Layer the sliced potatoes over the meat and onions, packing them in fairly tight. Season with the black pepper but no salt yet — the bacon will provide plenty.
Pour the stock over the potatoes — it should come just below the top layer of potato, not submerge it. If you have less, top up with water. Bring the pot to barely a simmer over medium heat.
Once you see the first gentle bubbles rising, reduce the heat to its lowest setting (or transfer to a 150°C/300°F oven). Cover with the lid and coddle for 90 minutes — the surface should tremble, never boil. The slow gentle cook is what defines coddle.
Take the lid off and continue cooking uncovered for a further 25–30 minutes to reduce the broth slightly and let the top layer of potatoes start to dry out and brown faintly at the edges.
Pull the pot off the heat. Taste the broth and add salt if needed — the bacon usually does the work. Let the coddle rest 10 minutes off the heat so the flavours settle and the broth thickens slightly.
Ladle into deep warm bowls, making sure each portion gets sausage, bacon, plenty of potato, melted onion and a generous spoon of the porky broth. Scatter with parsley and serve with thick slices of buttered Irish brown soda bread and a pint of stout.
Do NOT brown the sausages first. The white, pale colour of coddle is part of its identity and the unbrowned sausages stay extraordinarily soft and juicy.
Use the best sausages you can afford — they are 50% of the dish. Cheap supermarket sausages give a watery, bland coddle.
Smoked bacon is essential — unsmoked or pancetta will not give the right depth. In the UK and Ireland, use thick-cut smoked back rashers.
Floury potatoes are non-negotiable — Rooster (Ireland) or Maris Piper. Waxy potatoes hold their shape too well and never give the creamy broken-edge texture coddle needs.
Modern Dublin coddle — some restaurants brown the sausages and add Guinness; this is acceptable but not traditional.
Guinness coddle — replace 250 ml of stock with a Guinness for a darker, malty broth (a trendy 2010s adaptation).
Country coddle — add carrots and turnip with the potatoes for a more rural variation.
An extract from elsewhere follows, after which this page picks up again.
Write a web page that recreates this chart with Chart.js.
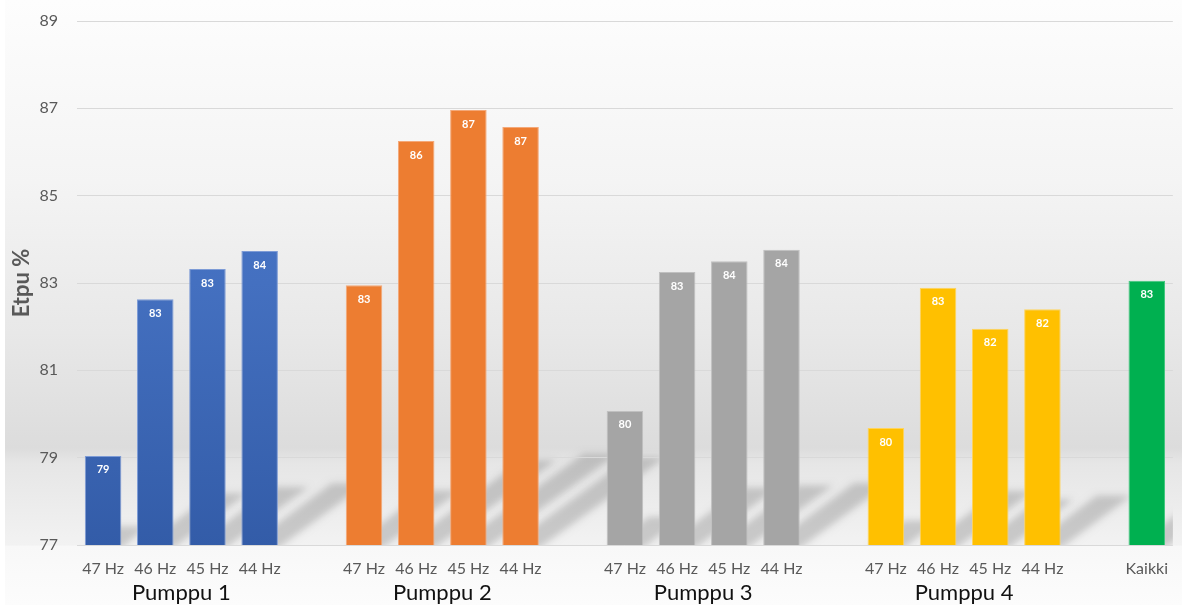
<!DOCTYPE html>
<html>
<head>
<meta charset="utf-8">
<script src="https://cdn.jsdelivr.net/npm/chart.js@4.4.1/dist/chart.umd.min.js"></script>
<style>
  html, body { margin: 0; padding: 0; background: #fff; }
  #wrap { width: 1182px; height: 605px; }
</style>
</head>
<body>
<div id="wrap"><canvas id="etpu" width="1182" height="605"></canvas></div>
<script>
// Pumppujen hyötysuhteet taajuuksittain
const hzLabels = ['47 Hz', '46 Hz', '45 Hz', '44 Hz'];
const pumpNames = ['Pumppu 1', 'Pumppu 2', 'Pumppu 3', 'Pumppu 4'];
const pumppu1 = [79.04, 82.63, 83.32, 83.73];
const pumppu2 = [82.95, 86.25, 86.96, 86.57];
const pumppu3 = [80.07, 83.25, 83.50, 83.76];
const pumppu4 = [79.68, 82.89, 81.95, 82.40];
const kaikkiLabel = 'Kaikki';
const kaikki = 83.05;
const yTicks = [77, 79, 81, 83, 85, 87, 89];

const pumpColors = ['#4472C4', '#ED7D31', '#A5A5A5', '#FFC000'];
const pumpEdges = ['#7d9bd6', '#f4a878', '#c0c0c0', '#ffd45c'];
const kaikkiColor = '#00B050';
const FONT = 'Lato, "Open Sans", sans-serif';

// one flat category list, blank slot between the pumps
const categories = [], values = [], colors = [], edges = [], groups = [];
[pumppu1, pumppu2, pumppu3, pumppu4].forEach((vals, p) => {
    const idx = [];
    vals.forEach((v, i) => {
        idx.push(categories.length);
        categories.push(hzLabels[i]);
        values.push(v);
        colors.push(pumpColors[p]);
        edges.push(pumpEdges[p]);
    });
    groups.push({ name: pumpNames[p], idx });
    categories.push('');
    values.push(null);
    colors.push('transparent');
    edges.push('transparent');
});
categories.push(kaikkiLabel);
values.push(kaikki);
colors.push(kaikkiColor);
edges.push('#3fc77d');

function barFill(ctx) {
    const c = colors[ctx.dataIndex];
    const area = ctx.chart.chartArea;
    if (c !== '#4472C4' || !area) return c;
    const g = ctx.chart.ctx.createLinearGradient(0, area.top, 0, area.bottom);
    g.addColorStop(0, '#4a7bd0');
    g.addColorStop(0.5, '#4470c0');
    g.addColorStop(1, '#335ca8');
    return g;
}

// grey backdrop plus the soft slanted floor shadows cast by each bar
const backdrop = {
    id: 'backdrop',
    beforeDraw(chart) {
        const { ctx, width, height, chartArea } = chart;
        const xs = chart.scales.x, ys = chart.scales.y;
        const base = ys.getPixelForValue(77);
        ctx.save();
        ctx.fillStyle = '#ffffff';
        ctx.fillRect(0, 0, width, height);
        const g = ctx.createLinearGradient(0, 0, 0, height);
        g.addColorStop(0, '#fdfdfd');
        g.addColorStop(0.3, '#f4f4f4');
        g.addColorStop(0.55, '#e8e8e8');
        g.addColorStop(0.74, '#dcdcdc');
        g.addColorStop(0.765, '#e6e6e6');
        g.addColorStop(base / height, '#f2f2f2');
        g.addColorStop(base / height + 0.002, '#f8f8f8');
        g.addColorStop(1, '#fcfcfc');
        ctx.fillStyle = g;
        ctx.fillRect(5, 0, width - 5, height);

        ctx.beginPath();
        ctx.rect(chartArea.left, chartArea.top, chartArea.right - chartArea.left, base - chartArea.top);
        ctx.clip();
        // shape drawn off-canvas, only its blurred shadow lands on the floor
        const off = 3000;
        ctx.fillStyle = '#000';
        ctx.shadowColor = 'rgba(0,0,0,0.17)';
        ctx.shadowBlur = 7;
        ctx.shadowOffsetX = off;
        const half = xs.width / categories.length * 0.7 / 2 - 1;
        values.forEach((v, i) => {
            if (v == null) return;
            const cx = xs.getPixelForTick(i) - off;
            const h = (base - ys.getPixelForValue(v)) * 0.21;
            const dx = h * 1.45;
            ctx.beginPath();
            ctx.moveTo(cx - half, base + 4);
            ctx.lineTo(cx + half, base + 4);
            ctx.lineTo(cx + half + dx, base - h);
            ctx.lineTo(cx - half + dx, base - h);
            ctx.closePath();
            ctx.fill();
        });
        ctx.restore();
    }
};

const valueLabels = {
    id: 'valueLabels',
    afterDatasetsDraw(chart) {
        const { ctx } = chart;
        const bars = chart.getDatasetMeta(0).data;
        ctx.save();
        ctx.fillStyle = '#ffffff';
        ctx.font = 'bold 11px ' + FONT;
        ctx.textAlign = 'center';
        ctx.textBaseline = 'middle';
        bars.forEach((bar, i) => {
            if (values[i] == null) return;
            ctx.fillText(String(Math.round(values[i])), bar.x, bar.y + 14);
        });
        ctx.restore();
    }
};

const groupLabels = {
    id: 'groupLabels',
    afterDraw(chart) {
        const { ctx } = chart;
        const x = chart.scales.x;
        ctx.save();
        ctx.fillStyle = '#111111';
        ctx.font = '22px ' + FONT;
        ctx.textAlign = 'center';
        ctx.textBaseline = 'middle';
        groups.forEach(g => {
            const a = x.getPixelForTick(g.idx[0]);
            const b = x.getPixelForTick(g.idx[g.idx.length - 1]);
            ctx.fillText(g.name, (a + b) / 2, 593);
        });
        ctx.restore();
    }
};

new Chart(document.getElementById('etpu'), {
    type: 'bar',
    data: {
        labels: categories,
        datasets: [{
            data: values,
            backgroundColor: barFill,
            borderColor: edges,
            borderWidth: 1,
            barPercentage: 0.7,
            categoryPercentage: 1.0
        }]
    },
    options: {
        responsive: false,
        animation: false,
        devicePixelRatio: 1,
        layout: { padding: { top: 21, right: 0, bottom: 0, left: 0 } },
        plugins: { legend: { display: false }, tooltip: { enabled: false } },
        scales: {
            x: {
                grid: { display: false, drawTicks: false },
                border: { display: false },
                ticks: { color: '#595959', font: { family: FONT, size: 16 }, padding: 14, maxRotation: 0, autoSkip: false },
                afterFit(scale) { scale.height = 60; }
            },
            y: {
                min: 77,
                max: 89,
                afterBuildTicks(scale) { scale.ticks = yTicks.map(v => ({ value: v })); },
                grid: { color: '#d9d9d9', drawTicks: false },
                border: { display: false },
                ticks: { color: '#595959', font: { family: FONT, size: 16 }, padding: 19 },
                title: { display: true, text: 'Etpu %', color: '#595959', font: { family: FONT, size: 22, weight: 'bold' }, padding: { top: 9, bottom: 0 } },
                afterFit(scale) {
                    scale.width = 77;
                    // tick padding would otherwise push the plot top down
                    scale.paddingTop = 0;
                    scale.paddingBottom = 0;
                }
            }
        }
    },
    plugins: [backdrop, valueLabels, groupLabels]
});
</script>
</body>
</html>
Vegetarian coddle — replace the meat with vegetarian sausages and smoked tofu rashers, use a strong mushroom stock.
Refrigerate up to 3 days; the dish improves overnight as the broth gels and the flavours intensify. Reheat gently in a heavy pot over low heat, adding a splash of water if needed. Freezes well — portion into containers and freeze up to 2 months; thaw overnight before reheating.
Dublin coddle dates to at least the 18th century, a Friday-night stovetop stew designed to use up the week's leftover sausages and bacon before Saturday market and Sunday's roast. It is referenced by Jonathan Swift in his 1730 poetry, by Sean O'Casey in his 1924 play Juno and the Paycock, and by James Joyce in Ulysses (1922).
You really can't. Browning is what makes most stews taste good, but coddle is defined by its pale, gentle character. Browning gives you sausage stew, not coddle. Trust the technique.
Yes. Coddle is an ugly, magnificent dish. The bowl that looks like grey-beige sludge tastes like a hug from your Dublin nanny. Do not try to pretty it up.
Yes — layer as described, pour over the stock, and slow-cook on low for 6–7 hours. This is in the spirit of the original all-day oven version and arguably more authentic than a 90-minute stovetop version.
HP Sauce or YR Sauce — a tangy-sweet British brown condiment made from tomato, tamarind and spices. A few drops on the side of the plate are the unofficial-official Dublin garnish.